Thousands of Haitians find 'Mexican dream' near US border
Jose Luis Millan found a new crop of star employees at an upscale Tijuana car wash where customers cross the border from the United States to pay up to US$950 to have their prized possessions steamed and scrubbed for hours.
They're never late, always hustle and come in on days off to learn new skills, traits that he says make them a model for their Mexican counterparts.
They are among several thousand Haitians who came to Mexico's northwest corner hoping to cross the border before the US abruptly closed its doors last year. The Mexican government has welcomed them with a visa programme that helps them fill the need for labour in Tijuana's growing economy.
In a country whose population is one per cent black, Tijuana's Haitians stand out. They share tight living quarters, sending much of their meagre wages to support family in Haiti. Haitians earn far less than they would in the United States, but enough to forsake the risk of getting deported by heading north.
"It's the Mexican dream for many of them, a sense that they belong," Millan said. "Mexico has given them opportunity. Mexico has opened up and let them achieve their dreams."
The Haitians took an accidental route from their impoverished Caribbean homeland to Tijuana, a city of about two million that borders San Diego and also has large pockets of Chinese and Korean immigrants.
Brazil and its neighbours took in the Haitians after that country's 2010 earthquake. As construction jobs for the 2016 Summer Olympics ended and Brazil descended into political turmoil, they crossed 10 countries by plane, boat, bus and on foot to San Diego, where US authorities let them in on humanitarian grounds.
Then President Barack Obama shifted course in September and started deporting Haitian arrivals. Many decided to call Mexico home.
After struggling as a schoolteacher in Haiti, Abelson Etienne moved to Brazil in 2014 to work at a factory that made cable for lighting products. He arrived in Tijuana in December after a harrowing journey with his wife who, despite the US policy shift, was allowed in on humanitarian grounds, presumably because she was seven months' pregnant.
Etienne, a 27-year-old who studied chemistry in college in Haiti, settled into a routine of six-day weeks and three double shifts, earning him 1,900 pesos (a little over US$100), mostly for his wife in New York City and the infant son he hasn't seen.
"There's so much work in Tijuana," he said while a pot of fish stew with mangoes and tomatoes simmered on an electric burner in the two-room apartment that he rents with three other Haitians. "I've been treated very well in Mexico."

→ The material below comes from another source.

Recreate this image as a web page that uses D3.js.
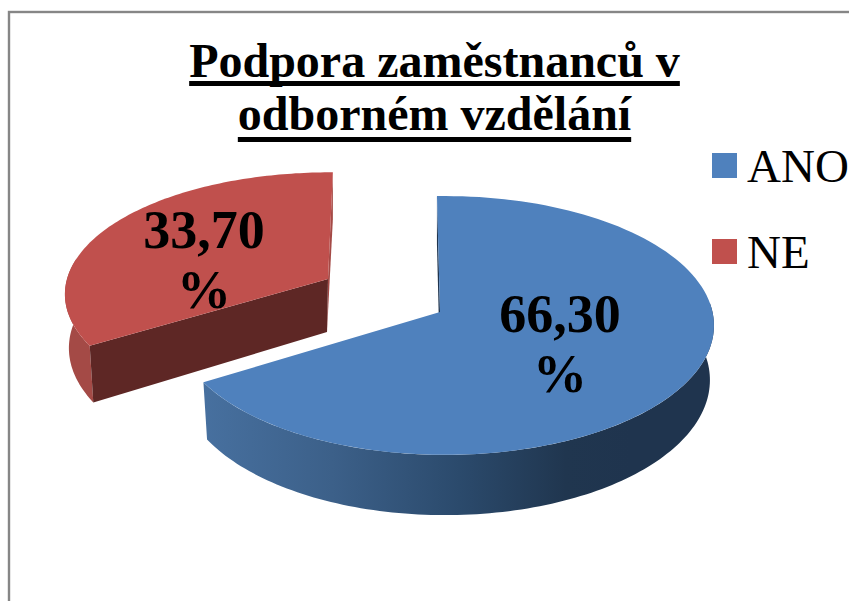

The Mexican government is giving Haitians one-year, renewable visas that allow them to work but not bring family. Rodulfo Figueroa, the region's top immigration official, says Mexico is practising what it asks of the US and other countries.
"We believe that there's a humanitarian case to be made for these people to find better lives in Mexico," said Figueroa, the National Migration Institute's delegate in Baja California state, which includes Tijuana. "Our policy is to have the Haitian population do what they need to do to have status in Mexico."
The new arrivals, currently numbering around 3,000, are manageable in a country of 122 million. Central Americans, who come illegally in much larger numbers, are typically deported, although Mexico is granting asylum more often.
Rodin St Surin, 36, is among hundreds of Haitians who found work at Tijuana's export-oriented factories. CCL Industries Inc, a Toronto-based company that makes Avery office products for retailers including Staples, Wal-Mart, Target and others, needed help after moving manufacturing from Meridian, Mississippi, last year.
The plant hired St Surin and 15 other Haitians in May for its workforce of 1,700 during peak back-to-school season. They inspected and packaged binders at the back of a giant, spotless floor where machines also churn out labels, folders and markers around the clock.
"I'm very comfortable with these people," said Mario Aguirre, the plant's operations director and a 43-year industry veteran. "They have given us very good results. They don't miss work, they always arrive on time. We'd like to see the same attitude in everyone."
The factory offered 1,500 pesos (about US$85) for a six-day week, with health coverage, paid vacation and a free shuttle to work. St Surin, who left Brazil with hopes of joining a cousin in Miami, sends earnings to a caretaker for his three children in Haiti, who he hopes to bring to Tijuana.
"Mexico could become my home," he said outside a crowded, graffiti-covered building where a nun allows about 50 Haitians to live rent-free.